A Reuters witness said there was widespread shooting in the

capital on Thursday and some buildings had been razed. Foreigners as well as local residents were seen leaving the city.

Despite a population under a million and a land mass only slightly bigger than the Bahamas, East Timor has been the scene of a complex international tug of war and a bloody independence struggle for 30 years.

This week the government asked for troops from Australia, New Zealand, Portugal and Malaysia to help after a police unit rebelled and its own forces proved incapable of calming the situation.

Australian Prime Minister John Howard said the deployment of commandos on Thursday had East Timor's full support.

"These Australian forces will take immediate action to secure the perimeter of Dili international airport," Howard told the Australian Parliament, adding the deployment followed a "significant" deterioration of security around the capital.

Commercial flights were reportedly continuing in and out of the airport, but the U.S. state department urged citizens to make plans to leave and ordered out all non-essential staff.

At their worst, clashes over the past two months have involved gunbattles and widespread arson, sending thousands to seek safety in the hills, or on the grounds of embassies, religious institutions and military installations.

The ostensible reason for the unrest is unhappiness of sacked soldiers over firings, benefits and discrimination.

However, government officials say opposition groups have tried to exploit the situation, sparking attacks and resisting mediation efforts. Fear and panic have been fanned by rumours spread by handphone text messaging.

SHOW OF FORCE

Government leaders suggest a show of force by foreign troops might be enough to calm the population and stop the violence, without the soldiers actually having to engage in combat.

East Timor is one of the world's poorest countries but has potentially lucrative oil and gas reserves that could inject up to $14.5 billion (7.8 billion pounds) into its struggling economy.

It is also strategically placed amidst territory belonging to one-time ruler Indonesia, with Australia its other nearest neighbour and one that has already been militarily involved.

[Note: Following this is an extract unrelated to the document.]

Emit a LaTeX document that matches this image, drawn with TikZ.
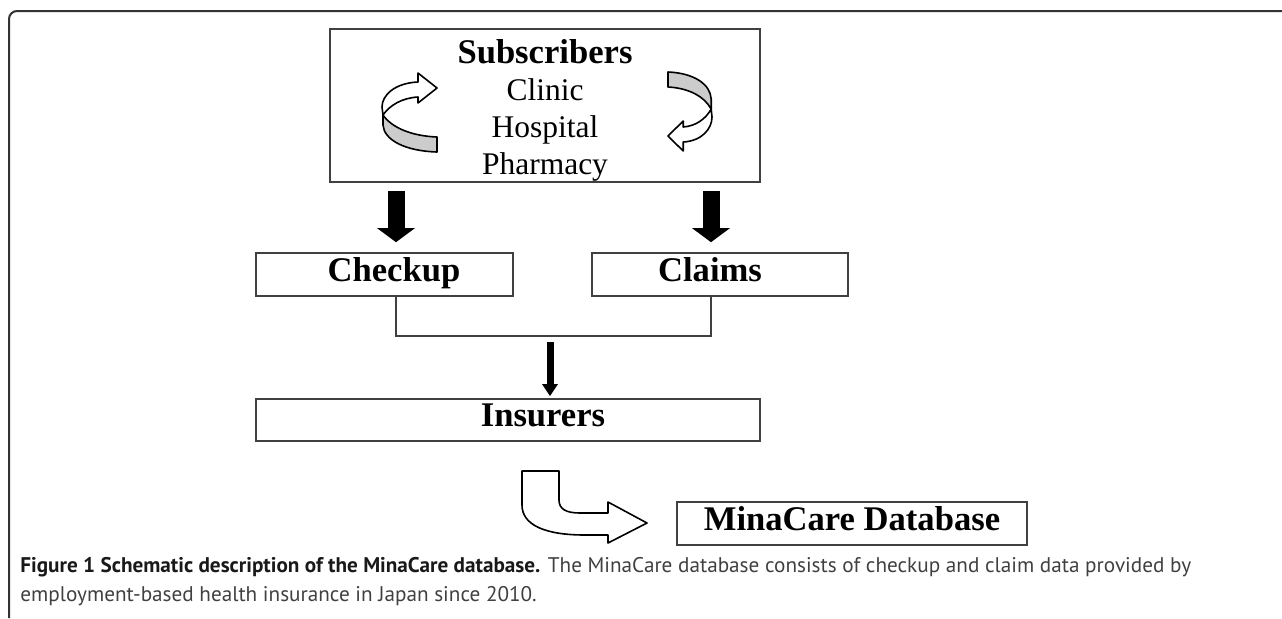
\documentclass[tikz,border=0pt]{standalone}
\usepackage{fontspec}
\setmainfont{Liberation Serif}
\newfontfamily\capfont{PT Sans}
\usetikzlibrary{arrows.meta}

\newlength{\du}
\setlength{\du}{0.5pt}

\definecolor{framecolor}{rgb}{0.20,0.20,0.20}
\definecolor{boxcolor}{rgb}{0.25,0.25,0.25}
\definecolor{ribbongray}{rgb}{0.80,0.80,0.80}

\tikzset{
  box/.style={draw=boxcolor, line width=1.6\du, inner sep=0pt,
    font=\bfseries\fontsize{17.3pt}{20pt}\selectfont,
    text height=0.66em, text depth=0pt},
  link/.style={draw=boxcolor, line width=1.6\du},
  fatarrow/.style={-{Triangle[width=18.5pt,length=7pt]}, line width=17\du},
  thinarrow/.style={-{Triangle[width=7.5pt,length=6pt]}, line width=7\du},
  outline/.style={draw=black, line width=1.6\du, line join=round},
  % ribbon arrow, centred on its own middle
  twistarrow/.pic={
    \filldraw[outline, fill=white]
      (8.5\du,-31\du) .. controls (-14.5\du,-30\du) and (-27.5\du,-18\du) .. (-27.5\du,-6\du)
      -- (-26.5\du,2\du) .. controls (-19.5\du,-8\du) and (-7.5\du,-15\du) .. (8.5\du,-16\du)
      -- (8.5\du,-10\du) -- (27.5\du,-25\du) -- (8.5\du,-40\du) -- cycle;
    \filldraw[outline, fill=ribbongray]
      (-26.5\du,2\du) .. controls (-17.5\du,15\du) and (2.5\du,23\du) .. (27.5\du,24\du)
      -- (27.5\du,39\du) .. controls (-4.5\du,38\du) and (-25.5\du,27\du) .. (-26.5\du,12\du)
      -- cycle;
  }
}

\begin{document}
\begin{tikzpicture}[yscale=-1]
\useasboundingbox (0,0) rectangle (1282\du,618\du);

% outer frame
\draw[framecolor, line width=2\du, rounded corners=8\du]
  (9\du,618\du) -- (9\du,11\du) -- (1282\du,11\du);

% columns of the connectors
\coordinate (leftcol) at (396\du,0);
\coordinate (rightcol) at (711\du,0);
\coordinate (joint) at (550\du,336\du);

% subscribers
\node[draw=boxcolor, line width=1.6\du, minimum width=430\du, minimum height=153\du, inner sep=0pt]
  (subs) at (545\du,105.5\du) {};
\node[align=center, font=\fontsize{15.75pt}{18.5pt}\selectfont] (subslist) at (545\du,110\du)
  {{\bfseries\fontsize{17.3pt}{18.5pt}\selectfont Subscribers}\\Clinic\\Hospital\\Pharmacy};
\pic[yscale=-1] at (409.5\du,113\du) {twistarrow};
\pic[yscale=-1, rotate=180, xscale=0.8] at (690\du,111\du) {twistarrow};

% data
\node[box, minimum width=257\du, minimum height=43\du] (checkup) at (384.5\du,274.5\du) {\hspace*{19\du}Checkup};
\node[box, minimum width=256\du, minimum height=43\du] (claims) at (720\du,274.5\du) {Claims\hspace*{20\du}};
\node[box, minimum width=504\du, minimum height=42\du] (insurers) at (508\du,420\du) {\hspace*{70\du}Insurers};
\node[box, minimum width=350\du, minimum height=43\du] (minacare) at (852\du,523.5\du) {MinaCare Database};

\draw[fatarrow, shorten <=8\du, shorten >=10\du] (subs.south -| leftcol) -- (checkup.north -| leftcol);
\draw[fatarrow, shorten <=8\du, shorten >=10\du] (subs.south -| rightcol) -- (claims.north -| rightcol);
\draw[link] (checkup.south -| leftcol) |- (joint) -| (claims.south -| rightcol);
\draw[thinarrow, shorten <=6\du, shorten >=2\du] (joint) -- (insurers.north -| joint);

% bent arrow into the database
\filldraw[outline, fill=white]
  (522\du,471\du) -- (559\du,471\du) -- (559\du,500\du)
  .. controls (559\du,509\du) and (566\du,513\du) .. (580\du,513\du)
  -- (608\du,513\du) -- (608\du,502\du) -- (647\du,523\du) -- (608\du,543\du)
  -- (608\du,535\du) -- (585\du,535\du)
  .. controls (545\du,535\du) and (522\du,525\du) .. (522\du,505\du) -- cycle;

% caption
\node[anchor=base west, align=left, inner sep=0pt, text=black!75,
  font=\capfont\fontsize{10.6pt}{14.5pt}\selectfont] (caption) at (20\du,601\du)
  {{\bfseries\color{black!90}Figure 1 Schematic description of the MinaCare database.} The MinaCare database consists of checkup and claim data provided by\\employment-based health insurance in Japan since 2010.};
\end{tikzpicture}
\end{document}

Australia led a U.N.-backed intervention force in 1999 to quell violence after East Timorese voted for independence. An estimated 1,000 people died in that violence, blamed mostly on pro-Jakarta militia backed by Indonesian military elements.

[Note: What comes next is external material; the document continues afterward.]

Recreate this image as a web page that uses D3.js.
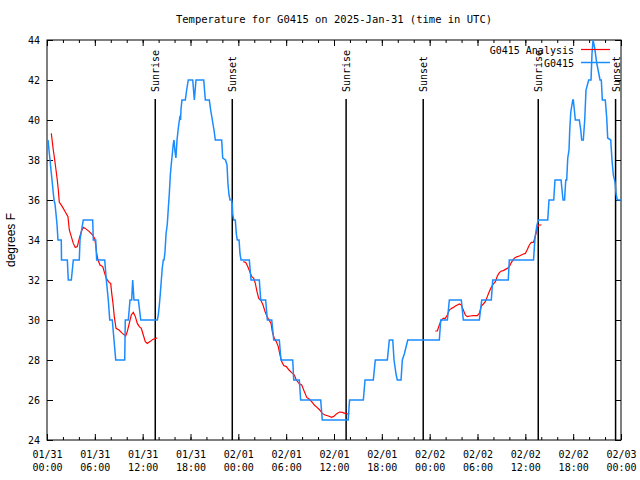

Despite that rocky history, Indonesia has been trying to improve trade and political ties with Dili since independence.

"What we hope is to see a Timor Leste (East Timor) which is peaceful, prosperous and developing," Desra Percaya, Indonesian foreign affairs spokesman, said on Thursday.

As for the foreign troop deployment, he said: "We think that the government of Timor Leste knows best about what is happening and what kind of steps that need to be taken."

In New York, U.N. Secretary-General Kofi Annan, acting on behalf of East Timor's government, formally requested urgent U.N. Security Council approval of the offers of assistance.

But the council put off action for a few days after Russia, in a contentious closed-door session, argued the 15-nation body needed more information before it could vote, diplomats said.

When Indonesia invaded East Timor in 1975, and in 1976 declared it an Indonesian province after centuries of Portuguese control, the U.N. never recognised Jakarta's legitimacy.

That helped encourage a simmering pro-independence rebellion and a U.N. feeling of responsibility for making East Timor a success once it became independent.

Separately Portugal, which had strongly influenced the culture and educated the elite, remained interested and involved.

In Lisbon, the Portuguese government said it would send 120 military police to help in the security effort.

U.N. peacekeepers left a year ago and the U.N. mission of 130 administrators, police and military advisers was scheduled to finish in East Timor on May 20, but its term was extended for a month due to the clashes.

(Additional reporting by James Grubel and Michelle Nichols in Canberra and Achmad Sukarsono in Jakarta)

formerlyknownasprince
05-25-2006, 03:42 AM
Gee - couldn't see that one developing eh?

Teething problems for the new nation. Nip it in the bud now - disarm the rebels - stick the leaders in gaol?

skuthorp
05-25-2006, 03:46 AM
The 'leader', a Major something, was on radio professing love and kisses (almost) to the Australians. We trained him I think. There are others though not under his control.

(Evidently the locals cheered when they landed but the situation is not good.)

formerlyknownasprince
05-25-2006, 05:07 AM
Yes - plenty profess love and kisses until the adrenaline gets flowing.

I got to fight my own little war last Friday night - a friend asked my wife and I to help with his son's 18th birthday party. It got ugly at the end - the 200 invitees turned into 400 plus - then some bottles got thrown. The girls were the biggest problem - and drew the most blood. Only two guys decided they wanted my head - one was comic - he lost it when I asked him to quieten down - screamed at me - then tore his own shirt off and ripped it up - he didn't quite have the courage to follow through on his words - I got his mates to cart him off as about 8 car loads of cops arrived.

Next mate who asks for this sort of help will get the advice I gave my son for his 18th (in about 2 weeks time) - organise some tents and I'll ferry them to a spot up river and provide a genset for the music. No blow-in Lebs (unless they swim in).

Not meaning to detract from the volatile situation in Dili - but the same process follows - you could see it on TV tonight - the violence escalates rapidly.

skuthorp
05-25-2006, 05:45 AM
Igatenby, you know I don't have very high opinion of our PM, but his moves here are right on the ball and 'in time'. If he'd left a vaccuum the Indonesians might hav ventured in instead and that would have been fun! I doubt Beasley would have the confidence, the internal support or the bottle. He wouldn't have the ready access to 'powerful friends' either of course.

PeterSibley
05-25-2006, 06:19 AM
All either of them need is an invitation...which they had ,bloody mess but it will sort itself .

Ian...been to that party, it was in Beenleigh south of Brisbane ,same kids ,same golf clubs...different ethnic mix, same tetosterone.